Bruce Burrill brburl at charter.net
Sun May 24 17:33:24 MDT 2009


Brad W is a bit of a doofus; an interesting doofus, but a doofus 
nonetheless: "But there is this sense that there's an underlying 
ground to the universe, and that ... that we all partake in it and 
we're all  manifestations of that and that this underlying ground is 
not just dead matter, it's something alive. So in that sense I think 
it is not atheism. My teacher would always say, 'God is the Universe, 
and the Universe is God.'" That is good Hinduism as far it goes, but 
really is not very meaningful. It is vaguely vacuous, but then that 
is about as good as it gets for god.


.

...it is equally clear that theism in the sense in which I am using 
it -- as the assertion of  an omniscient, permanent, independent, 
unique cause of the cosmos -- is rejected throughout the length  and 
breadth of the Indian Buddhist tradition. Dharmakiirti's antitheistic 
arguments may have taken the Buddhist critique to a new level of 
sophistication, but he had behind him a millennium of refutations, 
with many of which he undoubtedly was familiar, and which ought to be 
borne in mind when we consider his discussion.

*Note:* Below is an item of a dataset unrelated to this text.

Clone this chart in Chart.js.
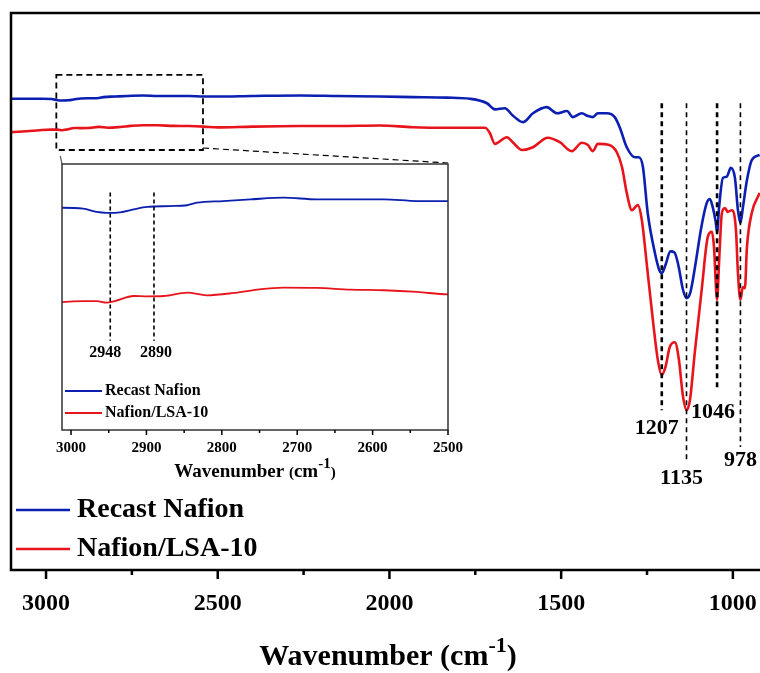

The Paali Nikaayas contain a number of explicit rejections of theism, 
and some important implicit ones, as well.

...

For the later Buddhist philosophical tradition, however, the most 
important early arguments are perhaps the implicit ones: those many 
passages in the Nikaayas where the concept of a permanent attaa or 
aatman is rejected, principally on the grounds that no permanent 
entity is or can be encountered in experience or justified by reason. 
It really is Buddhism's emphasis on universal impermanence that is at 
the root of its aversion to the concept of God, as became evident in 
the sorts of refutations offered in the post-nikaaya period (when the 
attributes of the creator, identified by the Buddhists as ii`svara, 
perhaps had become more clearly defined). --- Dharmakiirti's 
refutation of theism By Roger Jackson
Philosophy East and West 36:4 Oct. 1986.